The other day I had called because I was unable to access some of my TV channels. Three times I was walked through their automated trouble shooting menu, and when that failed to resolve the problem, the female HAL (See 2001 Odyssey) said I would be transferred to a customer service technician. Three times the line went dead, and three times I received the survey call seconds later.
The survey questions included such queries as “Was the problem solved to your satisfaction?” Since the survey is automated, and all you are allowed to do is rate each question by pressing buttons on your phone, it’s kinda hard to express all the anger and frustration you feel, and I have yet to find on my phone pad the expletives I want to use.
One such experience is bad enough, but when it’s repeated three times in an hour, you’re in heart attack mode. To make matters worse, in the pauses during the call, you’re assailed by more, velvety, automated voices telling you how valuable you are as a customer and how the company is working hard to make you happy. They’ve got a long way to go.
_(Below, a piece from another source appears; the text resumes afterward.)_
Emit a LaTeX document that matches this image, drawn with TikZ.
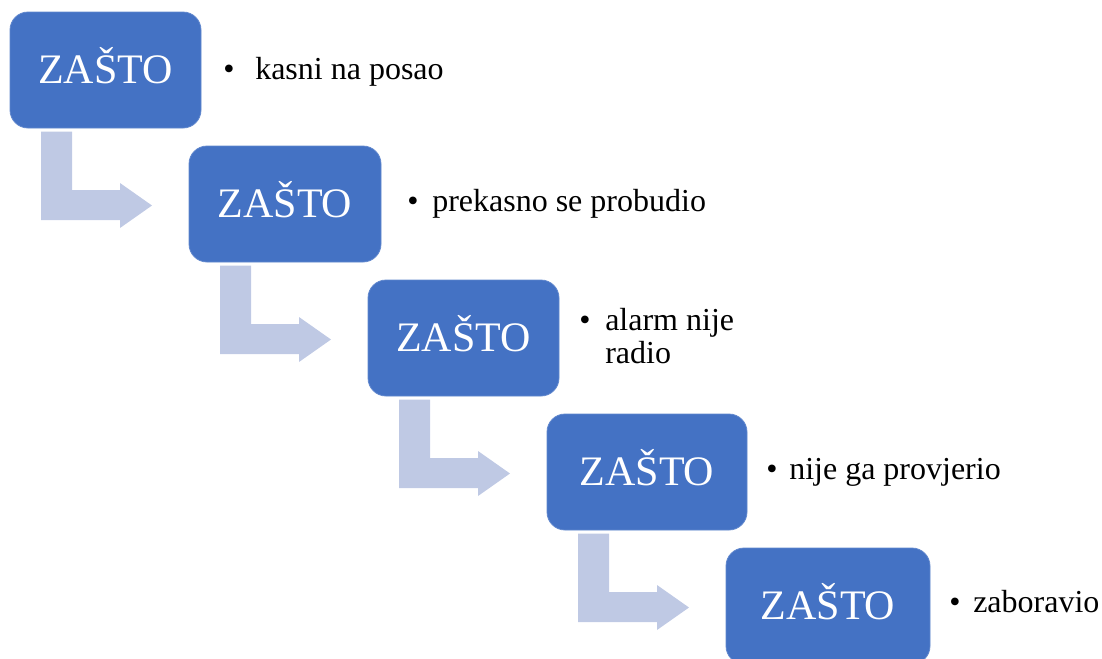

When I take my car in for servicing, almost immediately the visit is followed by an email asking me to rate the experience. For each question I’m offered a selection of responses to click on: “Completely Unsatisfactory” at one end of the spectrum, and “Excellent” at the other. The questions are mundane: “Was the technician polite?” “Did he completely understand your needs?”
Well, this last time the technician was polite, on time, and seemed to understand my needs. The service was completed to my satisfaction, and my car was waxed and vacuumed, as is their policy. But clicking on “Excellent” hardly seemed appropriate to any of the questions, and none of the other ratings comfortably fit my feelings. How could being on time, or completing the service to my satisfaction be considered excellent? Isn’t that what they’re supposed to do?
There was a category “Average” which seemed closer, but the average of what – all my experiences with this company, or with every company that has serviced all my cars? Trying to be fair was making my brain hurt. My antipathy towards such questionnaires is only increased by the knowledge that they come, not from the car company, but from some survey sub-contractor.
Surveys are one thing, but Product Ratings are a whole other world to wonder at. Recently, before buying anything of significant cost I have been checking buyers’ ratings, and then wondering why. What do you make of 10 devastating ratings and one glowing one for the same product? The commentators aren’t mincing their words either.
“This product should never have left the factory!” “This manufacturer clearly has problems!” etc, etc. Then, “Great product! Does everything they claim and more. A breeze to install and operate.” Is this guy living in the same world as the others?
If one’s faith in the reviewer’s critical thinking ability could be any more shaken, the abysmal illiteracy that characterizes many of the reviewers will do the trick. Here they are, purchasing technologically complex equipment, and hardly able to string a phrase together properly, let alone a paragraph; or to spell a simple word correctly.
At the end of the day, I guess I’m puzzled as to why the manufacturers feel that ratings and surveys are necessary. Some manufacturers offer fairly significant incentives to complete them, though I have yet to hear of anyone actually receiving a reward.
Rubbing salt into the wound, some offer big money prizes for completing the survey that are hard to ignore. But then you find that the survey is just the beginning, with several other surveys piggy backed on to it. I have yet to have enough time and patience to reach the pot of gold at the end of the rainbow, if indeed there is one.